L'extrême-gauche anarcho-trotskyste nie précisément que l'antisémitisme soit toujours là et qu'il soit toujours exterminateur. A ses yeux l'antisémitisme est un racisme comme un autre (ceci dans le meilleur des cas, puisqu'il faut bien sûr voir le caractère foncièrement antisémite de cette extrême-gauche).
Elle a (au mieux ce qui est un comble) le même discours que « Auschwitz ou le grand alibi », ou d'ailleurs que Dieudonné : sous prétexte qu'il faut rejeter tous les génocides en général, le caractère très particulier de la Shoah est nié.
Il n'y aurait pas d'idéologie antisémite, cela serait simplement un sous-produit du racisme en général ; il y a une incompréhension complète, par complaisance ou économisme, de l'anticapitalisme romantique.
Il suffit de lire les rares articles publiés par l'extrême-gauche pour le voir très facilement : Manuel Valls aurait organisé un complot pour conquérir du prestige, alors qu'il a en réalité perdu beaucoup de points dans une opinion publique largement acquise aux points de vue libéraux et antisémites.
L'affaire aurait fait de la publicité à Dieudonné, alors que ce dernier avait déjà des centaines de milliers de vues (voire des millions) sur youtube, est une grosse vente à la FNAC et remplit aisément tous les zéniths de France (soit des salles vraiment grandes)...
« L’« antiracisme » de la classe politique et médiatique est à géométrie variable. Il y a unanimité pour condamner l’antisémitisme de Dieudonné. Mais le reste de l’année, bien peu s’offusquent de l’humour teinté de racisme d’autres « artistes » franchouillards. » (Alternative Libertaire : Dieudonné-Valls : ni peste ni choléra !)
« Le rideau de fumée créé par le cirque Valls-Dieudonné a aussi profité au gouvernement, en faisant diversion. » (Lutte Ouvrière : Dieudonné, Valls, Hollande : Leur faire ravaler leurs boniments)
« Le ministre de l’Intérieur se présente comme le champion de la lutte contre l’extrême droite, alors qu'il fait tout pour battre le record des expulsions d’étrangers du gouvernement précédent, tient des propos racistes contre les Roms ou regrette qu’il n’y ait pas assez de « white » et trop de noirs dans sa bonne ville d'Evry... Il y a arnaque, la campagne de Valls arrive à point nommé pour le gouvernement. » (NPA : Valls-Dieudonné : un jeu de dupes)

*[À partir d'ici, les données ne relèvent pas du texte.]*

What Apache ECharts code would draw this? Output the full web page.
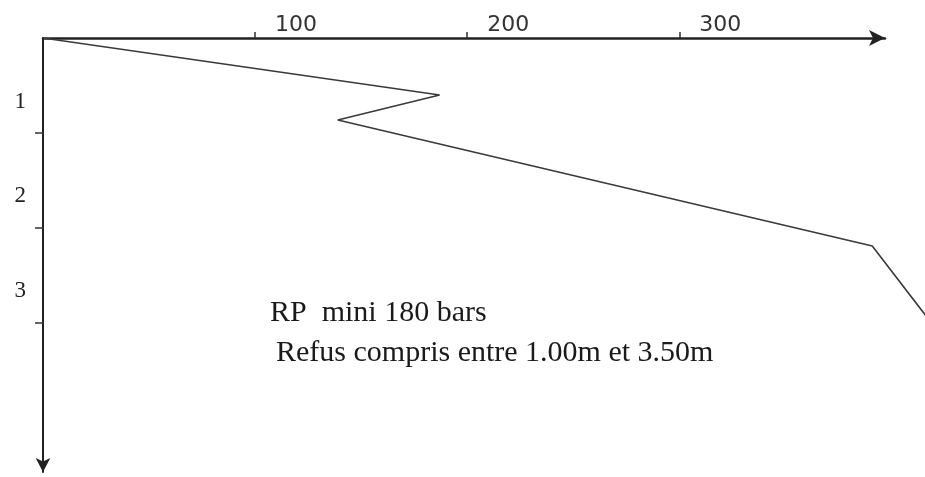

Il y a la même négation de l'existence de l'idéologie antisémite que dans « Auschwitz ou le grand alibi », où est affirmé :
« Nazis et antifascistes sont d'accord : c'est le racisme, la haine des Juifs, c'est une «passion», libre et farouche, qui a causé la mort des Juifs. »
Cela veut dire que « Auschwitz ou le grand alibi » nie l'importance de l'histoire culturelle, au profit d'un économisme très basique.
C'est la même position que Jules Guesde au 19e siècle lorsqu'il refuse de soutenir Alfred Dreyfus, alors que Jean Jaurès, bien que réformiste, comprenait la question culturelle.
C'est une position anti-dialectique se masquant derrière un matérialisme en réalité vulgaire, car le matérialisme authentique, dialectique, n'a jamais nié que justement l'idéologie synthétisée agit sur la réalité.
La conscience est le reflet de la réalité, mais elle agit sur elle en retour.
« Nous n’avons parlé jusqu’ici que de l’origine des idées et des théories sociales, des opinions et des institutions politiques, de leur apparition ; nous avons dit que la vie spirituelle de la société est un reflet des conditions de sa vie matérielle.
Mais pour ce qui est de l’importance de ces idées et théories sociales, de ces opinions et institutions politiques, de leur rôle dans l’histoire, le matérialisme historique, loin de les nier, souligne au contraire leur rôle et leur importance considérable dans la vie sociale, dans l’histoire de la société. »
(Staline, Le matérialisme dialectique et le matérialisme historique)
Ce qu'enseigne Staline est tout à fait juste. Et tout cela montre que l'anarchisme et le trotskysme sont des idéologies réactionnaires, s'opposant formellement non seulement au combat révolutionnaire, mais même de manière plus élémentaire aux exigences démocratiques dans la lutte nécessairement unie contre le fascisme.
L'incompréhension, en 2014, de ce que représente l'antisémitisme comme mobilisation pogromiste de masses, est tout simplement aberrante.